In the world’s largest economy, U.S. unemployment has hit an astonishing 3.9%—a 17-year low. Canada has hit its own historical low at 5.8%, a far cry from the “double-digit” unemployment we experienced at other times in our recent history.
The U.K., despite all the negative talk about Brexit, has only 4.2% unemployment, its best number since the 1970s. Germany sits at 5.3% unemployment, the country’s best result since East and West reunified in 1990.
Wages are rising but under control
This is all very good news, but it gets even better.
When employment gets very full, a major concern among economists is wage growth pressure—this is when wages start rising. With higher wages, it can lead to price increases (inflation).
However, wage growth pressure in the U.S. seems to be under control at a reasonable 2.6% year-over-year. It did rise to 2.8% in January 2018, causing some observers to blame that increase for the market correction experienced during the late winter months. Though other factors were involved, investors need to remember that after 15 consecutive months of positive market returns, a negative month at some point was inevitable.

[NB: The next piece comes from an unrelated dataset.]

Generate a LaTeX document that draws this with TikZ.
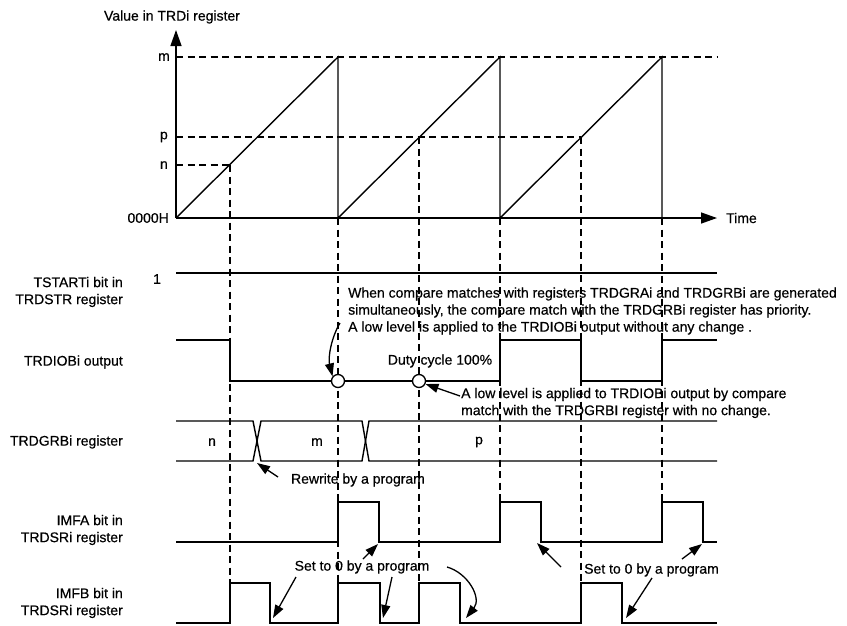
\documentclass[tikz,border=0pt]{standalone}
\usepackage{fontspec}
\setmainfont{Liberation Sans}[FakeBold=0.5]
\usetikzlibrary{arrows.meta}
\begin{document}
\begin{tikzpicture}[x=1pt,y=-1pt,
  sig/.style={line width=1.4pt, line join=miter},
  guide/.style={line width=2pt, dash pattern=on 7pt off 4.5pt},
  lbl/.style={font=\fontsize{14}{17}\selectfont, inner sep=0pt},
  ptr/.style={line width=1.3pt, -{Triangle[length=13pt,width=9pt]}},
  axisarrow/.style={line width=1.4pt, -{Triangle[length=16pt,width=11pt]}},
  ring/.style={circle, draw, fill=white, minimum size=13pt, inner sep=0pt, line width=1.3pt},
]
\useasboundingbox (0,0) rectangle (847,625);

% ---------- axes ----------
\coordinate (O) at (176,218);
\coordinate (ytop) at (176,30);
\coordinate (xend) at (717,218);
\draw[axisarrow] (O) -- (ytop);
\draw[axisarrow] (O) -- (xend);
\node[lbl] (ylab) at (172,17) {Value in TRDi register};
\node[lbl, anchor=west] (tlab) at (726,218) {Time};
\node[lbl, anchor=east] (lm) at (170,57) {m};
\node[lbl, anchor=east] (lp) at (168,137) {p};
\node[lbl, anchor=east] (ln) at (168,165) {n};
\node[lbl, anchor=east] (l0) at (169,218) {0000H};

% reference levels
\draw[guide] (176,57) -- (717,57);
\draw[guide] (176,137) -- (581,137);
\draw[guide] (176,165) -- (230,165);

% ramps
\draw[sig] (176,218) -- (338,57) -- (338,218) -- (500,57) -- (500,218) -- (662,57) -- (662,218);

% vertical guides
\draw[guide] (230,165) -- (230,583);
\draw[guide] (338,218) -- (338,583);
\draw[guide] (419,137) -- (419,583);
\draw[guide] (500,218) -- (500,502);
\draw[guide] (581,137) -- (581,583);
\draw[guide] (662,218) -- (662,502);

% ---------- signal labels ----------
\node[lbl, anchor=east, align=right] (sTST) at (123,292) {TSTARTi bit in\\TRDSTR register};
\node[lbl, anchor=east] (sIOB) at (123,362) {TRDIOBi output};
\node[lbl, anchor=east] (sGRB) at (123,442) {TRDGRBi register};
\node[lbl, anchor=east, align=right] (sIMFA) at (123,530) {IMFA bit in\\TRDSRi register};
\node[lbl, anchor=east, align=right] (sIMFB) at (123,603) {IMFB bit in\\TRDSRi register};
\node[lbl] (one) at (157,279) {1};

% TSTART
\draw[sig] (176,273) -- (717,273);

% TRDIOBi output
\draw[sig] (176,340) -- (230,340) -- (230,381) -- (500,381) -- (500,340) -- (581,340) -- (581,381) -- (662,381) -- (662,340) -- (717,340);
\node[ring] (o1) at (338,381) {};
\node[ring] (o2) at (419,381) {};

% TRDGRBi bus
\draw[sig] (176,421) -- (253,421) -- (261,461) -- (362,461) -- (369,421) -- (717,421);
\draw[sig] (176,461) -- (253,461) -- (261,421) -- (362,421) -- (369,461) -- (717,461);
\node[lbl] (bn) at (212,442) {n};
\node[lbl] (bm) at (317,442) {m};
\node[lbl] (bp) at (479,442) {p};

% IMFA
\draw[sig] (176,542) -- (338,542) -- (338,502) -- (379,502) -- (379,542) -- (500,542) -- (500,502) -- (541,502) -- (541,542) -- (662,542) -- (662,502) -- (703,502) -- (703,542) -- (717,542);
% IMFB
\draw[sig] (176,623) -- (230,623) -- (230,583) -- (270,583) -- (270,623) -- (338,623) -- (338,583) -- (380,583) -- (380,623) -- (419,623) -- (419,583) -- (460,583) -- (460,623) -- (581,623) -- (581,583) -- (622,583) -- (622,623) -- (717,623);

% ---------- annotations ----------
\node[lbl, anchor=west, align=left] (note1) at (348,311) {When compare matches with registers TRDGRAi and TRDGRBi are generated\\simultaneously, the compare match with the TRDGRBi register has priority.\\A low level is applied to the TRDIOBi output without any change .};
\coordinate (n1s) at (340,323);
\draw[ptr] (n1s) .. controls (331,338) and (328,358) .. (o1.140);

\node[lbl] (duty) at (440,361) {Duty cycle 100\%};

\node[lbl, anchor=west, align=left] (note2) at (461,403) {A low level is applied to TRDIOBi output by compare\\match with the TRDGRBI register with no change.};
\coordinate (n2s) at (460,396);
\draw[ptr] (n2s) -- (o2.-25);

\node[lbl] (rw) at (358,480) {Rewrite by a program};
\coordinate (rws) at (278,477);
\coordinate (rwt) at (257,463);
\draw[ptr] (rws) -- (rwt);

\node[lbl] (set1) at (362,567) {Set to 0 by a program};
\node[lbl, anchor=west] (set2) at (584,570) {Set to 0 by a program};

\coordinate (a1s) at (296,577); \coordinate (a1t) at (273,618);
\coordinate (a2s) at (363,559); \coordinate (a2t) at (378,544);
\coordinate (a3s) at (392,577); \coordinate (a3t) at (383,618);
\coordinate (a4s) at (447,567); \coordinate (a4t) at (466,618);
\coordinate (a5s) at (561,567); \coordinate (a5t) at (537,543);
\coordinate (a6s) at (652,578); \coordinate (a6t) at (626,618);
\coordinate (a7s) at (682,559); \coordinate (a7t) at (702,544);
\draw[ptr] (a1s) -- (a1t);
\draw[ptr] (a2s) -- (a2t);
\draw[ptr] (a3s) -- (a3t);
\draw[ptr] (a4s) .. controls (468,573) and (482,598) .. (a4t);
\draw[ptr] (a5s) -- (a5t);
\draw[ptr] (a6s) -- (a6t);
\draw[ptr] (a7s) -- (a7t);
\end{tikzpicture}
\end{document}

MD’s own bear market indicator considers wage growth to be a significant contributing factor only if it climbs above 3.5%, and we are still well below that mark.
At MD, we are interested in economics as a way to analyze its effects on the investment markets. While it is impossible to perfectly predict the future course of markets, economics is one of the best ways to determine what pressures the markets are facing. From a business perspective, the U.S. is closing out another good earnings season with most companies beating their estimates and continuing to improve earnings.
So, with our U.S. bear market indicator pointing to a low probability of a bear market over the next 12 months, there is also a higher probability that equities will outperform bonds over that period. Our indicator, based on four subcategories (inflation, economic growth, corporate earnings, capital markets), shows signs of moderate weakness only in capital markets. None of the other subcategories are near levels that would make them a concern.
‘Goldilocks’ economy is good news
In the U.S., it appears that a ‘Goldilocks’ scenario is still in play: not too hot, not too cold—seemingly just right. Since June 2016, we have overweighted U.S. equities, and with the kinds of economic numbers the U.S. is still posting, it’s hard to see when we would choose to be underweight.
Nevertheless, we keep examining the situation with a critical eye. First-quarter U.S. GDP of 2.3% may seem low, but the first quarter of the year has historically been lower, so a 2018 GDP of 3% seems fairly possible. With the core Consumer Price Index (inflation) approaching its target, the Fed will soon be able to say mission accomplished, leaving them room to maneuver and allow inflation to rise above target level after almost 10 years of staying below target.
Generally speaking, the key to the U.S. economy right now is that it’s gradually and consistently warming, but not boiling over. For example, house prices for the 20 major U.S. cities moved up by 6.8% in April, from a sustained rising trend that passed 5% in 2014. And, as the number of U.S. jobless claims trend in the very low 200,000s—numbers not seen since the 1960s—it seems that the economic rejuvenation of the U.S. will continue to unfold for a while.
Are there concerns about eventual inflation pressures on the economy, or even the fullness of current stock market valuations? Of course. But as these worries arise against a backdrop of undeniably balanced economic strength at the present time, we must simply see things for what they are.